Por Yolanda Gutiérrez
Turistas que visitan el destino se tropiezan desde su llegada a Cancún con decenas de inconvenientes y molestias que, si bien no son sumamente importantes, no dejan de ser situaciones incómodas: desde ser acosados por prestadores de servicios hasta pagar el pasaje del camión a un dólar, con la consiguiente ganancia para el chofer, todo puede sucederles.
En las casas de cambio, el dólar se cotiza a la compra a casi a 18 pesos, lo que implica que al usuario le roban descaradamente cerca de seis pesos cada vez que paga el transporte urbano con billetes estadounidenses.
Y por este motivo, los choferes de las concesionarias se detienen a levantar pasaje en cualquier lugar, sin respetar los paraderos, conscientes que si los turistas pagan su pasaje en dólares, se ganarán unos pesos extras que, si se trata de una familia o grupo, redunda en jugosos beneficios.
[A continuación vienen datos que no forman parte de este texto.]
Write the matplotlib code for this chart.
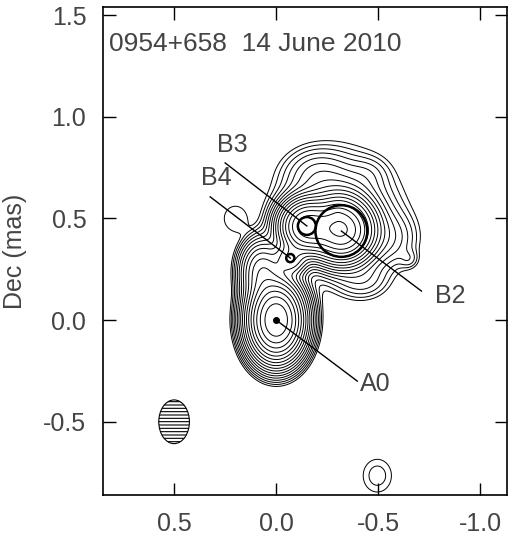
import numpy as np
import matplotlib.pyplot as plt
from matplotlib.patches import Ellipse, Circle

# brightness model: blobs at (x, y) mas, peak in units of
# the lowest contour, widths sx/sy in mas, shape power (2 = gaussian, 1 = exponential)
blob_x = [0.0, -0.30, -0.32, -0.15, -0.07, 0.07, -0.55, -0.65, -0.42, -0.20, 0.205, -0.495, -0.45]
blob_y = [0.0, 0.52, 0.44, 0.46, 0.30, 0.24, 0.40, 0.30, 0.20, 0.72, 0.50, -0.765, 0.72]
blob_peak = [362.0, 60.0, 250.0, 220.0, 40.0, 40.0, 4.0, 1.6, 3.0, 4.0, 1.15, 1.7, 1.5]
blob_sx = [0.066, 0.042, 0.075, 0.065, 0.045, 0.055, 0.080, 0.030, 0.080, 0.090, 0.060, 0.067, 0.060]
blob_sy = [0.095, 0.042, 0.075, 0.065, 0.045, 0.080, 0.080, 0.030, 0.060, 0.070, 0.068, 0.078, 0.050]
blob_pow = [2.0, 1.0, 2.0, 2.0, 2.0, 2.0, 2.0, 2.0, 2.0, 2.0, 4.0, 2.0, 2.0]

lowest = 1.0
step = np.sqrt(2.0)
n_levels = 20

# model-fit components
comp_names = ["A0", "B4", "B3", "B2"]
comp_x = [0.0, -0.069, -0.150, -0.319]
comp_y = [0.0, 0.305, 0.463, 0.438]
comp_r = [0.0, 0.020, 0.044, 0.127]
label_x = [-0.485, 0.295, 0.215, -0.850]
label_y = [-0.315, 0.700, 0.862, 0.118]
leader_x = [-0.397, 0.323, 0.250, -0.711]
leader_y = [-0.300, 0.606, 0.773, 0.143]

beam_x, beam_y = 0.5, -0.5
beam_w, beam_h = 0.150, 0.215

xs = np.linspace(-1.2, 0.9, 800)
ys = np.linspace(-0.9, 1.6, 950)
X, Y = np.meshgrid(xs, ys)
Z = np.zeros_like(X)
for bx, by, bp, sx, sy, pw in zip(blob_x, blob_y, blob_peak, blob_sx, blob_sy, blob_pow):
    rho = np.sqrt(((X - bx) / sx) ** 2 + ((Y - by) / sy) ** 2)
    Z += bp * np.exp(-0.5 * rho ** pw)

levels = lowest * step ** np.arange(n_levels)

plt.rcParams['font.family'] = ['Liberation Sans', 'DejaVu Sans']
plt.rcParams['hatch.linewidth'] = 0.8
txt = '#444444'

fig = plt.figure(figsize=(5.19, 5.49), dpi=100)
ax = fig.add_axes([0.1985, 0.0984, 0.7784, 0.8889])

ax.contour(X, Y, Z, levels=levels, colors='black', linewidths=0.7)

for name, cx, cy, r, lx, ly, ex, ey in zip(comp_names, comp_x, comp_y, comp_r,
                                            label_x, label_y, leader_x, leader_y):
    if r > 0:
        ax.add_patch(Circle((cx, cy), r, fill=False, lw=1.8, color='black', zorder=3))
    else:
        ax.plot(cx, cy, 'o', ms=4, color='black', zorder=3)
    ax.plot([cx, ex], [cy, ey], color='black', lw=1.0, zorder=3)
    ax.text(lx, ly, name, fontsize=18, color=txt, ha='center', va='center')

ax.add_patch(Ellipse((beam_x, beam_y), beam_w, beam_h, facecolor='white',
                     edgecolor='black', hatch='-----', lw=0.8))

ax.text(0.82, 1.36, "0954+658  14 June 2010", fontsize=19, color=txt,
        ha='left', va='center')

ax.set_xlim(0.848, -1.13)
ax.set_ylim(-0.86, 1.54)
ax.set_xticks([0.5, 0.0, -0.5, -1.0])
ax.set_yticks([-0.5, 0.0, 0.5, 1.0, 1.5])
ax.set_xticklabels(["0.5", "0.0", "-0.5", "-1.0"])
ax.set_yticklabels(["-0.5", "0.0", "0.5", "1.0", "1.5"])
ax.tick_params(direction='in', length=9, width=1.0, top=True, right=True,
               labelsize=18, labelcolor=txt, pad=12)
for s in ax.spines.values():
    s.set_linewidth(1.2)
ax.set_ylabel("Dec (mas)", fontsize=18, color=txt, labelpad=12)

fig.savefig("out.png", dpi=100)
Desde que ponen un pie fuera de su hotel, prestadores turísticos de todo tipo intentan que nuestros visitantes elijan sus productos y servicios, sin pararse a pensar las molestias que esta actitud ocasiona.
Mientras recorren a pie la Zona Hotelera, se tropiezan con un ejército de comisionistas, que intentarán convencerlos para que disfruten de alguna actividad náutica, conozcan sitios arqueológicos o se bañen en un cenote, sin contar con los “jaladores” de restaurantes y tiendas de artesanías que, en plena vía pública, abordan a los turistas, bien metiéndoles el menú casi por los ojos o convencerlos de entrar a sus establecimientos, según el giro.
A la altura de Plaza Forum, siempre hay varios sujetos disfrazados de personajes de cómics, que también acosan a los turistas y los persiguen hasta que, la mayor parte de las veces, consiguen su objetivo de que los visitantes se tomen fotos con ellos, para después solicitarles una propina por el “favor” de prestar su imagen.
En esa zona también se encuentran los vendedores de brazaletes, que corren detrás de los turistas hablándoles maravillas de los antros, pero si el turista logra sortear con bien todos estos obstáculos y consigue llegar a la playa ileso, aún le espera otra sorpresa.
Antes de acomodarse en los arenales para relajarse y disfrutar del sol, el mar y la arena, llega el acoso de los arrendadores de sombrillas y de los comisionistas de los restaurantes de playa, que a como dé lugar pretenden que los usuarios consuman los alimentos y bebidas que ofrecen.
Y para rematar, ejércitos de vendedores ambulantes se acercan a los camastros en los que descansan nuestros visitantes para intentar venderles sus variados productos, entre ellos desde bolsas de fruta en trozos, lentes para el sol, artesanías, objetos de supuesta alpaca, protectores contra agua para celulares, habanos y, en general, todo lo que uno pueda imaginarse.